An article co-authored by a researcher at the Notre Dame Initiative for Global Development (NDIGD), which examines an alternative to monitoring staff at a public health clinic in rural Uganda, has been published in World Development, one of the most cited journals in development studies.
The article, “Increasing Rural Health Clinic Utilization with SMS Updates: Evidence from a Randomized Evaluation in Uganda,” was co-authored by Juan Carlos Guzman, a research and learning senior associate at NDIGD, and Luke Chicoine, an assistant professor of economics at Bates College in Maine and former Kellogg Institute for International Studies doctoral student. NDIGD and the Kellogg Institute are both a part of Notre Dame’s Keough School of Global Affairs.
In the article, Chicoine and Guzman explore the results of a program where researchers sent short message service (SMS) updates regarding confirmed attendance of clinic staff and activities to randomly selected, cell phone-owning households in Uganda’s rural Nnindye Parish. These messages aimed to reduce uncertainty regarding the availability of clinic services, and in turn, increase the expected benefit of deciding to visit the local health clinic.
“This type of program can allow public clinics to interact and build trust with their local community by providing information on the availability of staff, services, and even medicines,” conclude the researchers at the end of the article. “This type of program can create a sustainable improvement to any local community in which cell phones are widely available and information can quickly be shared.”
The article was written after the completion of the "Mobile Literacy for Health" project, which was a collaboration between NDIGD and the Kellogg Institute's Ford Family Program in Human Development and Solidarity. The project, funded by an $85,000 grant from the Verizon Foundation, began in 2012 and finished in 2014.
The article, which was accepted for publication by World Development earlier in 2017, was formally published in volume 99 in November.

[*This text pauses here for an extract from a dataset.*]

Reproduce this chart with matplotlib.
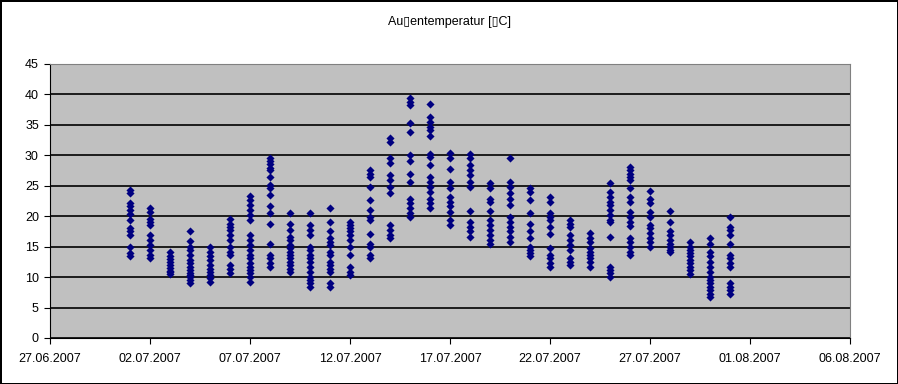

“This publication helps us better understand the development effectiveness of a corporate-funded program to improve a critical global health challenge in Uganda,” said Michael Sweikar, executive director of NDIGD. “We are excited that this research enables us to measure the impact of these global development efforts with these communities.”
Guzman is a leading expert on development effectiveness in the areas of global health, education, and crime and violence, with a special emphasis on randomized controlled trials (RCTs) and discontinuity designs. Prior to joining NDIGD, Guzman was the director of research for Notre Dame’s Institute for Latino Studies, where he studied the economic impact of Chicago’s Latino population, as well as migration policies like the Development, Relief, and Education for Alien Minors (DREAM) Act.
World Development, which is published monthly, seeks to explore ways of improving standards of living, as well as the overall human condition, through providing a platform for authors from multiple disciplines to examine potential solutions to a myriad of development challenges.
The Notre Dame Initiative for Global Development — an integral part of the Keough School of Global Affairs at the University of Notre Dame — promotes human development and dignity among people worldwide through applied innovations, impact evaluation, education, and training that help build just and equitable societies.